Another researcher, Lisa-Maria Neudert said:

“It is domestic alternative media outlets that are dominating the political debate on social media. What we are seeing is home-grown conspiracy theories and falsehoods. The problem now reaches far beyond foreign influence campaigns and extremist fringe voices. Junk news has been domesticated, and social media users have an appetite.”

The Response:

The report garnered a response from the two social media giants in the limelight because of its accusations. Both Facebook and Twitter have claimed to drastically increase their efforts to stop the use of their platform as hubs for junk news. According to a report in USA Today, Facebook allegedly took down around 1.5 billion fake accounts. Facebook CEO Zuckerberg has claimed that he has set up a ‘war room’ inside the headquarters. No one is certain what exactly goes on inside this room in Menlo Park offices. However, a Facebook spokesperson has insisted that several teams in one room tackle several tactics of spreading junk news.

Brandi Hoffine Barr, Facebook’s spokesperson, said:

“Ahead of the upcoming midterm elections, we are working closely with federal and state elections officials, as well as other technology companies, to coordinate our efforts and share information.”

Twitter also joined Facebook in defense of its policies. Twitter argued that it took down 770 accounts in August alone. They also claimed that in May, the social media site received around 17000 reports per day. Twitter boasts that its efforts brought the number down to 16000 by September. Twitter has insisted that it created election labels for users to easily follow candidates running for office.

Neither company has, however, openly talked about any sustainable business model about it. A permanent solution to cater to junk news is, therefore, nowhere at the moment. The social media platforms sell better in the era of highly polarized and partisan content. They hence prefer it over more measured stories on their platforms.

Junk News Aggregator:

The Junk News Aggregator is a genius part of the Computational Propaganda Project (COMPROP) of the Oxford Internet Institute at the University of Oxford. This keeps a check on the incidence and frequency of junk news circulating on the internet.

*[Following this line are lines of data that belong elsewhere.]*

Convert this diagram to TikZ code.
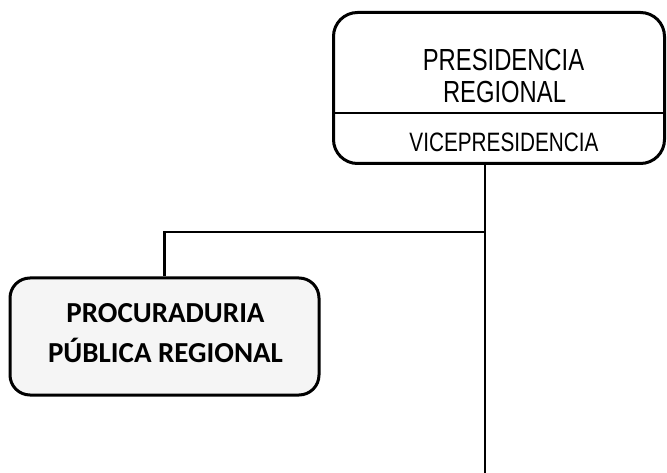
\documentclass[tikz,border=0pt]{standalone}
\usepackage{fontspec}
\setmainfont{Liberation Sans}
\newfontfamily\narrow[FakeStretch=0.78]{Liberation Sans}
\newfontfamily\calib{Carlito}
\begin{document}
\begin{tikzpicture}[x=1pt,y=-1pt,
  box/.style={draw=black,line width=3pt,rounded corners=24pt,inner sep=0pt},
  conn/.style={draw=black,line width=2.6pt},
  lbl/.style={inner sep=0pt,anchor=base}]
\useasboundingbox[fill=white] (0,0) rectangle (667,473);
\node[box,minimum width=331pt,minimum height=151pt] (pres) at (499,88) {};
\draw[line width=2pt] (pres.west |- 0,113.5) coordinate (dl) -- (pres.east |- 0,113.5) coordinate (dr);
\node[lbl,font=\narrow\fontsize{30.5}{33}\selectfont] (t1) at (503.5,71) {PRESIDENCIA};
\node[lbl,font=\narrow\fontsize{30.5}{33}\selectfont] (t1b) at (504.5,103) {REGIONAL};
\node[lbl,font=\narrow\fontsize{26.6}{30}\selectfont] (t2) at (504,152) {VICEPRESIDENCIA};
\node[box,fill=black!4,rounded corners=20pt,minimum width=309pt,minimum height=117pt] (proc) at (164.5,336.5) {};
\node[lbl,font=\calib\bfseries\fontsize{29}{39}\selectfont] (t3) at (165.5,323) {PROCURADURIA};
\node[lbl,font=\calib\bfseries\fontsize{29}{39}\selectfont] (t3b) at (165.5,362) {PÚBLICA REGIONAL};
\coordinate (j) at (485,232);
\coordinate (bot) at (485,473);
\draw[conn] (pres.south -| j) -- (bot);
\draw[conn] (j) -| (proc.north);
\end{tikzpicture}
\end{document}
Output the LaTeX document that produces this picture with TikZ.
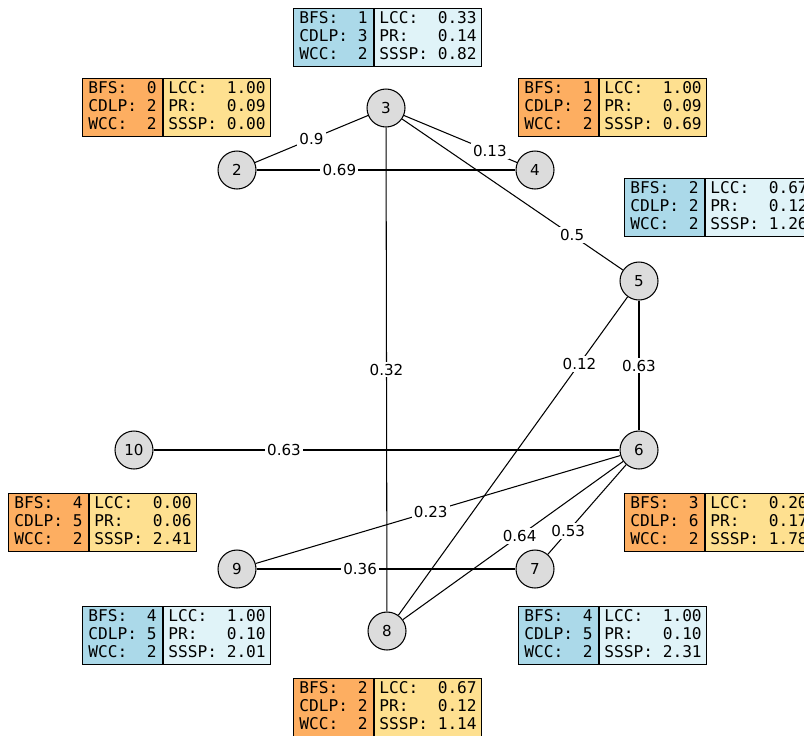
\documentclass[tikz,border=0pt]{standalone}
\usepackage{fontspec}
\setmainfont{DejaVu Sans}
\setmonofont{DejaVu Sans Mono}
\usepackage{tikz}
\usetikzlibrary{positioning}

\definecolor{nodegray}{HTML}{DCDCDC}
\definecolor{keyblue}{HTML}{ABD9E9}
\definecolor{valblue}{HTML}{E0F3F8}
\definecolor{keyorange}{HTML}{FDAE61}
\definecolor{valyellow}{HTML}{FEE090}

\newcommand{\statfont}{\ttfamily\fontsize{9.2}{10.2}\selectfont}
\newcommand{\keys}[3]{\begin{tabular}{@{}l@{\phantom{x}}r@{}}BFS: & #1\\CDLP: & #2\\WCC: & #3\end{tabular}}
\newcommand{\vals}[3]{\begin{tabular}{@{}l@{\phantom{x}}r@{}}LCC: & #1\\PR: & #2\\SSSP: & #3\end{tabular}}

\tikzset{
  vertex/.style={circle, draw, fill=nodegray, minimum size=0.76cm, inner sep=0pt,
    font=\fontsize{8.6}{10}\selectfont},
  weight/.style={fill=white, inner sep=1.2pt, font=\fontsize{8.6}{10}\selectfont},
  keybox/.style={draw, anchor=north west, minimum width=1.6cm, minimum height=1.16cm,
    inner sep=0pt, font=\statfont},
  valbox/.style={draw, right=0pt of #1, minimum width=2.14cm, minimum height=1.16cm,
    inner sep=0pt, font=\statfont},
}

\begin{document}
\begin{tikzpicture}[x=0.02cm, y=-0.02cm, line width=0.6pt]
    \clip (0,0) rectangle (804,735);
    % Nodes
    \node [vertex] (n3) at (386,108) {3};
    \node [vertex] (n2) at (237,170) {2};
    \node [vertex] (n4) at (535,170) {4};
    \node [vertex] (n5) at (639,281) {5};
    \node [vertex] (n6) at (639,450) {6};
    \node [vertex] (n10) at (134,450) {10};
    \node [vertex] (n9) at (237,569) {9};
    \node [vertex] (n7) at (535,569) {7};
    \node [vertex] (n8) at (387,631) {8};
    % Edges
    \draw (n2) -- node [weight] {0.9} (n3);
    \draw (n2) -- node [weight, pos=0.32] {0.69} (n4);
    \draw (n3) -- node [weight, pos=0.76] {0.13} (n4);
    \draw (n3) -- node [weight, pos=0.77] {0.5} (n5);
    \draw (n3) -- node [weight] {0.32} (n8);
    \draw (n5) -- node [weight] {0.63} (n6);
    \draw (n5) -- node [weight, pos=0.21] {0.12} (n8);
    \draw (n6) -- node [weight, pos=0.72] {0.63} (n10);
    \draw (n6) -- node [weight, pos=0.52] {0.23} (n9);
    \draw (n6) -- node [weight, pos=0.47] {0.64} (n8);
    \draw (n6) -- node [weight, pos=0.74] {0.53} (n7);
    \draw (n9) -- node [weight, pos=0.40] {0.36} (n7);
    % Stats
    \node [keybox, fill=keyblue] (k3) at (293,8) {\keys{1}{3}{2}};
    \node [valbox=k3, fill=valblue] (v3) {\vals{0.33}{0.14}{0.82}};
    \node [keybox, fill=keyorange] (k2) at (82,78) {\keys{0}{2}{2}};
    \node [valbox=k2, fill=valyellow] (v2) {\vals{1.00}{0.09}{0.00}};
    \node [keybox, fill=keyorange] (k4) at (518,78) {\keys{1}{2}{2}};
    \node [valbox=k4, fill=valyellow] (v4) {\vals{1.00}{0.09}{0.69}};
    \node [keybox, fill=keyblue] (k5) at (624,178) {\keys{2}{2}{2}};
    \node [valbox=k5, fill=valblue] (v5) {\vals{0.67}{0.12}{1.26}};
    \node [keybox, fill=keyorange] (k6) at (624,493) {\keys{3}{6}{2}};
    \node [valbox=k6, fill=valyellow] (v6) {\vals{0.20}{0.17}{1.78}};
    \node [keybox, fill=keyorange] (k10) at (8,493) {\keys{4}{5}{2}};
    \node [valbox=k10, fill=valyellow] (v10) {\vals{0.00}{0.06}{2.41}};
    \node [keybox, fill=keyblue] (k9) at (82,606) {\keys{4}{5}{2}};
    \node [valbox=k9, fill=valblue] (v9) {\vals{1.00}{0.10}{2.01}};
    \node [keybox, fill=keyblue] (k7) at (518,606) {\keys{4}{5}{2}};
    \node [valbox=k7, fill=valblue] (v7) {\vals{1.00}{0.10}{2.31}};
    \node [keybox, fill=keyorange] (k8) at (293,678) {\keys{2}{2}{2}};
    \node [valbox=k8, fill=valyellow] (v8) {\vals{0.67}{0.12}{1.14}};
\end{tikzpicture}
\end{document}
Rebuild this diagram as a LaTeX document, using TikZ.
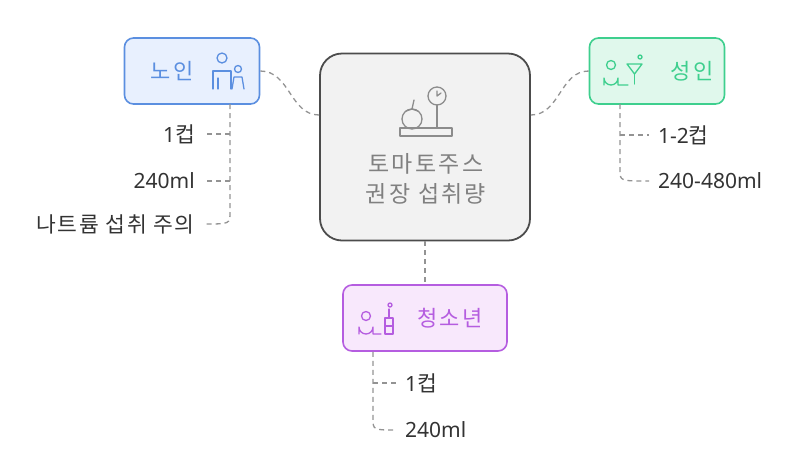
\documentclass[tikz,border=0pt]{standalone}
\usepackage{fontspec}
\setmainfont{Noto Sans CJK KR}[LetterSpace=8]
\newfontfamily\lat{Noto Sans}
\newcommand\LT[1]{{\lat\fontsize{21}{24}\selectfont #1}}
\begin{document}
\begin{tikzpicture}[x=1pt,y=-1pt,
  conn/.style={draw=gray!85,dashed,dash pattern=on 5pt off 4pt,line width=1.3pt},
  br/.style={conn,shorten >=8pt},
  lab/.style={font=\fontsize{21.5}{24}\selectfont,text=black!80,inner sep=1pt},
  icn/.style={line width=1.3pt,line cap=round,line join=round}]
\useasboundingbox (0,0) rectangle (798,459);
\definecolor{bl}{HTML}{5B8FE0}\definecolor{blf}{HTML}{E8F0FE}
\definecolor{gr}{HTML}{3ECF8E}\definecolor{grf}{HTML}{E0F8EC}
\definecolor{pu}{HTML}{B55DE0}\definecolor{puf}{HTML}{F8E8FC}
\node[draw=black!70,fill=black!5,line width=1.8pt,rounded corners=22pt,minimum width=210pt,minimum height=187pt] (c) at (425,147) {};
\node[text=black!50,align=center,font=\fontsize{23}{30}\selectfont\addfontfeature{LetterSpace=10}] (ct) at (426,179) {토마토주스\\권장 섭취량};
\node[draw=bl,fill=blf,line width=1.6pt,rounded corners=9pt,minimum width=135pt,minimum height=66pt] (o) at (192,71) {};
\node[draw=gr,fill=grf,line width=1.6pt,rounded corners=9pt,minimum width=135pt,minimum height=66pt] (a) at (657,71) {};
\node[draw=pu,fill=puf,line width=1.6pt,rounded corners=9pt,minimum width=164pt,minimum height=66pt] (y) at (425,318) {};
\node[lab,text=bl,font=\fontsize{22}{24}\selectfont\addfontfeature{LetterSpace=10}] (ot) at (172,71) {노인};
\node[lab,text=gr,font=\fontsize{22}{24}\selectfont\addfontfeature{LetterSpace=10}] (at) at (692,71) {성인};
\node[lab,text=pu,font=\fontsize{22}{24}\selectfont\addfontfeature{LetterSpace=10}] (yt) at (450,318) {청소년};
% icons
\begin{scope}[icn,draw=black!45]
\draw (412,119) circle (10);\draw (412,109)--(414,100);\draw(406,111)--(412,109)--(418,111);
\draw (437,96) circle (9);\draw (437,105)--(437,128);\draw (400,128)--(452,128)--(452,136)--(400,136)--cycle;\draw(437,91)--(437,96)--(441,93);
\end{scope}
\begin{scope}[icn,draw=bl]
\draw (222,58) circle (5);\draw (213,89)--(213,71)--(231,71)--(231,89);\draw(218,78)--(218,89);
\draw (238,69) circle (3.5);\draw (232,89)--(234,77)--(242,77)--(244,89);
\end{scope}
\begin{scope}[icn,draw=gr]
\draw (611,65) circle (4.5);\draw (604,85)--(604,78) arc(180:0:7)--(618,85)--(628,85);
\draw (627,64)--(642,64)--(634.5,74)--cycle;\draw(634.5,74)--(634.5,84);\draw(640,57) circle(2);
\end{scope}
\begin{scope}[icn,draw=pu]
\draw (366,316) circle (4.5);\draw (359,334)--(359,327) arc(180:0:7)--(373,334)--(381,334);
\draw (385,334)--(385,318)--(393,318)--(393,334)--cycle;\draw(389,318)--(389,309);\draw(390,305) circle(2);\draw(385,326)--(393,326);
\end{scope}
% connectors
\draw[conn] (o.east) .. controls (290,71) and (290,115) .. (c.west |- 0,115);
\draw[conn] (a.west) .. controls (560,71) and (560,115) .. (c.east |- 0,115);
\draw[conn] (c.south) -- (y.north);
% children
\node[lab,anchor=east] (o1) at (196,134) {\LT{1}컵};
\node[lab,anchor=east] (o2) at (196,181) {\LT{240ml}};
\node[lab,anchor=east] (o3) at (196,224) {나트륨 섭취 주의};
\node[lab,anchor=west] (a1) at (657,135) {\LT{1-2}컵};
\node[lab,anchor=west] (a2) at (657,181) {\LT{240-480ml}};
\node[lab,anchor=west] (y1) at (404,383) {\LT{1}컵};
\node[lab,anchor=west] (y2) at (404,430) {\LT{240ml}};
\coordinate (ob) at (230,104);
\draw[br] (ob) -- (230,212) .. controls (230,224) .. (o3.east);
\draw[br] (230,134) -- (o1.east);\draw[br] (230,181) -- (o2.east);
\coordinate (ab) at (620,104);
\draw[br] (ab) -- (620,170) .. controls (620,181) .. (a2.west);
\draw[br] (620,135) -- (a1.west);
\draw[br] (y.south -| 373,0) -- (373,418) .. controls (373,430) .. (y2.west);
\draw[br] (373,383) -- (y1.west);
\end{tikzpicture}
\end{document}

The aggregators by the OII are tools to help researchers, journalists, and the public. They track junk stories in English that are being shared and engaged with on Facebook. The aggregator monitored this activity ahead of the US midterm elections. The aggregators collect all post reactions available on Facebook. These include Likes, Comments, Shares and five emoji reactions including Love, Haha, Wow, Angry and Sad.

The Junk News Aggregator shows Facebook posts posted by junk news outlets on their public Facebook page. It shows posts uploaded to Facebook up to a month ago. You can filter posts based on how long ago they were posted (e.g., 1 hour ago, 2 hours ago, etc.). And also based on keywords and the publisher name. You can also sort posts, not only by when they were posted (newest/ oldest), but also by how many engagements (or reactions) they received.

Mimie Liotsiou, the creator of the Junk News Aggregator, said:

“We want to shed light on the problem of junk news, and help improve the public’s media literacy. We hope to make this issue more transparent to voters, policy-makers, and tech companies.”